Stephen Reader covers politics for It's a Free Country, WNYC's interactive politics site. He joined the station in 2010 and has also worked for Studio 360, WNYC's Peabody Award-winning show about art, culture, and creativity.
Explainer: Why Do We Listen to S&P?
Tuesday, April 19, 2011
Yesterday Standard & Poor's downgraded the outlook for U.S. sovereign credit ratings from 'stable' to 'negative.' That prompted It's a Free Country readers to ask one question over and over again: after the worst economic disaster since the Great Depression, why do we even listen to credit rating agencies like S&P anymore?
The scrutiny is warranted. Prior to the crisis in 2008, S&P gave adequate ratings to many of the same financial institutions that eventually imploded. As late as June 2nd of that year, Lehman Brothers was given an 'A'—S&P's median mark out of five possible rankings. If Lehman Brothers' risk rating was "satisfactory" a mere fiscal quarter before its collapse, we can be forgiven for our shaken faith in S&P.
Where did that faith come from in the first place?
"They've been in business a long time," says Dr. Richard Sylla of credit rating agencies. Sylla is a professor of Economics at New York University; anyone confused about what these agencies do should read his "Historical Primer on the Business of Credit Ratings." He compares the reputations of S&P, Moody's, and other big credit raters to that of our oldest universities: "Harvard is an old university and everyone thinks it's good and it probably is."

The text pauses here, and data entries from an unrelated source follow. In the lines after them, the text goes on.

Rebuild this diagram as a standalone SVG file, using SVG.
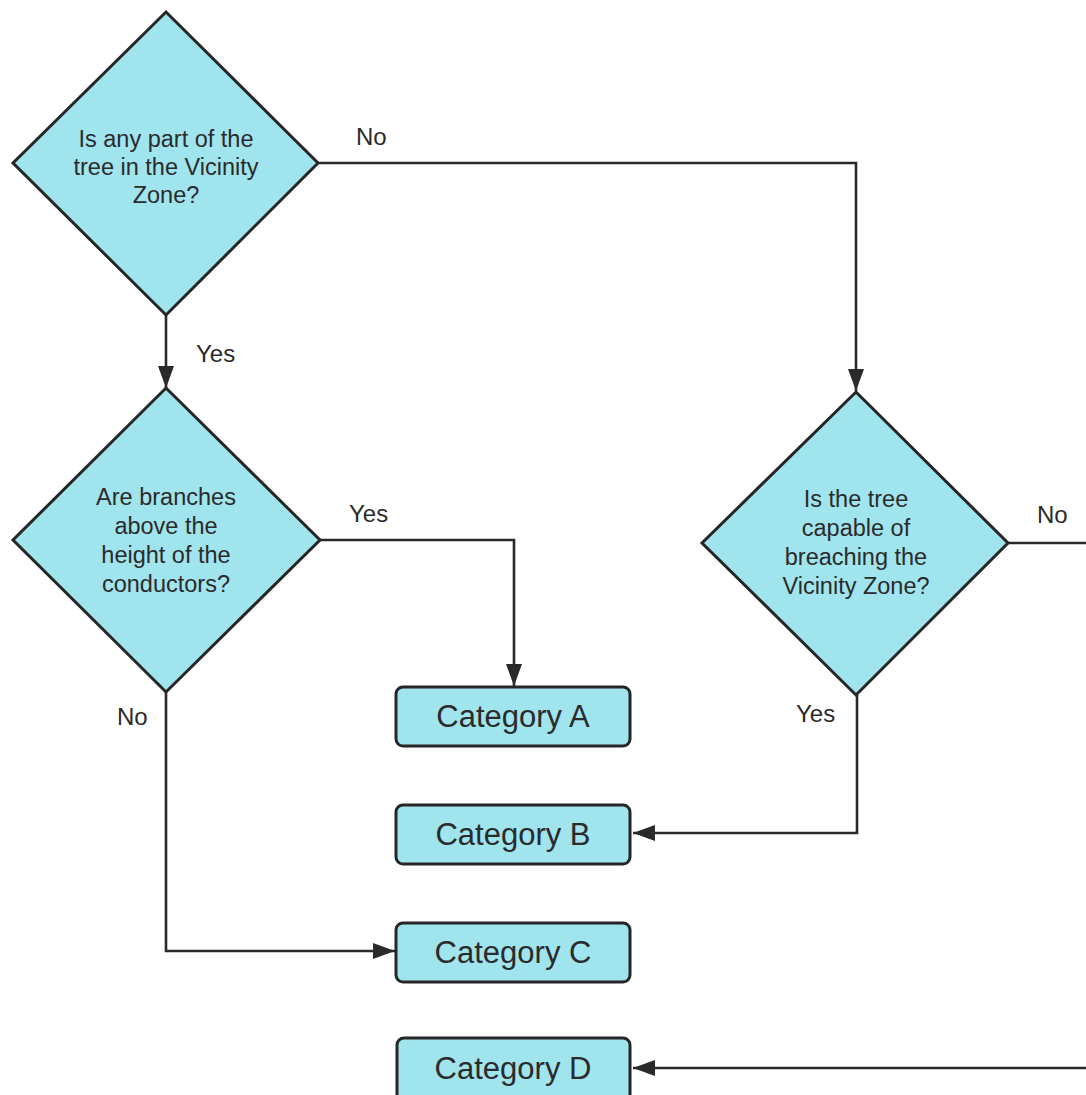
<svg xmlns="http://www.w3.org/2000/svg" width="1086" height="1095" viewBox="0 0 1086 1095">
  <defs>
    <style>
      .dec { fill: #A0E4EE; stroke: #262626; stroke-width: 3; stroke-linejoin: miter; }
      .box { fill: #A0E4EE; stroke: #262626; stroke-width: 3; }
      .q { font-family: "Liberation Sans", Arial, sans-serif; font-size: 23.5px; fill: #2b2b2b; text-anchor: middle; }
      .cat { font-family: "Liberation Sans", Arial, sans-serif; font-size: 31px; fill: #2b2b2b; text-anchor: middle; }
      .lbl { font-family: "Liberation Sans", Arial, sans-serif; font-size: 24px; fill: #2b2b2b; }
      .conn { fill: none; stroke: #2a2a2a; stroke-width: 2.6; }
    </style>
    <marker id="arrow" markerUnits="userSpaceOnUse" markerWidth="22" markerHeight="16" refX="22" refY="8" orient="auto">
      <path d="M0,0 L22,8 L0,16 Z" fill="#2a2a2a"/>
    </marker>
  </defs>
  <rect width="1086" height="1095" fill="#ffffff"/>

  <g id="connectors">
    <path class="conn" d="M318,163 H856 V391" marker-end="url(#arrow)"/>
    <path class="conn" d="M166,315 V388" marker-end="url(#arrow)"/>
    <path class="conn" d="M320,540 H514 V686" marker-end="url(#arrow)"/>
    <path class="conn" d="M1008,543 H1086"/>
    <path class="conn" d="M857,695 V833 H633" marker-end="url(#arrow)"/>
    <path class="conn" d="M166,692 V951 H395" marker-end="url(#arrow)"/>
    <path class="conn" d="M1086,1068 H633" marker-end="url(#arrow)"/>
  </g>

  <g id="labels">
    <text class="lbl" x="356" y="145">No</text>
    <text class="lbl" x="196" y="362">Yes</text>
    <text class="lbl" x="349" y="522">Yes</text>
    <text class="lbl" x="117" y="725">No</text>
    <text class="lbl" x="796" y="722">Yes</text>
    <text class="lbl" x="1037" y="523">No</text>
  </g>

  <g id="q1">
    <polygon class="dec" points="166,12 318,163 166,315 13,163"/>
    <text class="q" x="166" y="147">Is any part of the</text>
    <text class="q" x="166" y="175">tree in the Vicinity</text>
    <text class="q" x="166" y="203">Zone?</text>
  </g>

  <g id="q2">
    <polygon class="dec" points="166,388 320,540 166,692 13,540"/>
    <text class="q" x="166" y="505">Are branches</text>
    <text class="q" x="166" y="534">above the</text>
    <text class="q" x="166" y="563">height of the</text>
    <text class="q" x="166" y="592">conductors?</text>
  </g>

  <g id="q3">
    <polygon class="dec" points="856,392 1008,543 856,695 702,543"/>
    <text class="q" x="856" y="507">Is the tree</text>
    <text class="q" x="856" y="536">capable of</text>
    <text class="q" x="856" y="565">breaching the</text>
    <text class="q" x="856" y="594">Vicinity Zone?</text>
  </g>

  <g id="catA">
    <rect class="box" x="396" y="687" width="234" height="59" rx="7"/>
    <text class="cat" x="513" y="727">Category A</text>
  </g>
  <g id="catB">
    <rect class="box" x="396" y="805" width="234" height="59" rx="7"/>
    <text class="cat" x="513" y="845">Category B</text>
  </g>
  <g id="catC">
    <rect class="box" x="396" y="923" width="234" height="59" rx="7"/>
    <text class="cat" x="513" y="963">Category C</text>
  </g>
  <g id="catD">
    <rect class="box" x="397" y="1038" width="233" height="70" rx="7"/>
    <text class="cat" x="513" y="1079">Category D</text>
  </g>
</svg>
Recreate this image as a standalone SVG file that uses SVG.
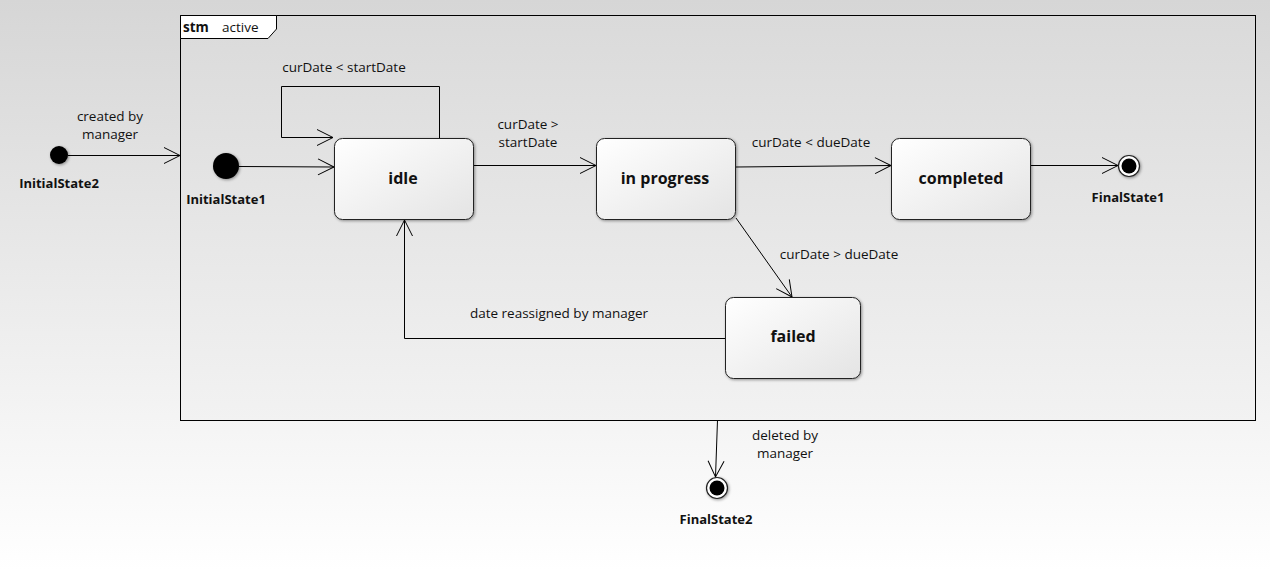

Credit rating agencies first started to appear around the turn of the 20th century, consolidating the functions of credit-reporting agencies, the financial press, and investment bankers—insiders, in other words, who were trusted sources of information that investors could turn to when determining whether they could expect a return. Despite obvious foul-ups, which always glare brighter than successes, Sylla said that rating agencies' track records are, on the whole, pretty good for a near-century of operation. "It seems that when they rate something at tops," he says, "it does in fact have a low probability of default after the fact."
Did we forget 2008?
'Low probability' isn't 'no probability' though. However many times S&P gets it right, crises like the one in 2008 cast a shadow over every rating the agency hands out today.
But Richard Sylla says that rating a corporation is not the same thing as rating a country. Agencies like S&P are private entities that get paid by other private entities to give them a rating; accurately scoring the United States and other sovereign nations is part and parcel of their stated obligation to investors, and nobody pays them to do it. As such, there's less chance of a conflict of interest.
Richard Sylla explains, using the subprime mortgage crisis as an example:
[Credit rating agencies] use historical materials. When people came in and said, 'Rate these CDOs,' which didn't have much history, some people said, 'We can't really do that with our standard techniques.' But each deal paid ratings agencies $200,000 or $250,000, and so somebody there said, 'Find a way to rate them so we can make that money.'
By comparison, there is no shortage of history on sovereign debts, which means there's more to back up S&P's numbers this time around than there was in 2008.
What can we do when they're wrong?
As Sylla said, part of the reason we still pay attention to what S&P says is the extensive track record backing them up. It's that same track record that led the federal government to designate certain of the most proven credit rating agencies "Nationally Recognized Statistical Ratings Organizations" in the 1970s. This effectively sanctioned the activities of Moody's, S&P and others, enshrining them in the federal regulatory process without being federal institutions at all. Now, issuers have to pay an agency to rate their bonds, and that rating (which comes from a private entity, remember) is referred to by federal oversight authorities.
Because they aren't a part of the government, it's harder for government to hold them accountable. "It's like freedom of the press," says Dr. Sylla. "[They say] they're only offering an opinion, not a guarantee—so they don't guarantee that they're always right, but they have the right of free speech to express their opinion."
The excuse is unsatisfactory, but as long as the federal government relies on these private companies to do regulatory legwork instead of conducting its own ratings, perhaps our frustration could be better directed at Washington.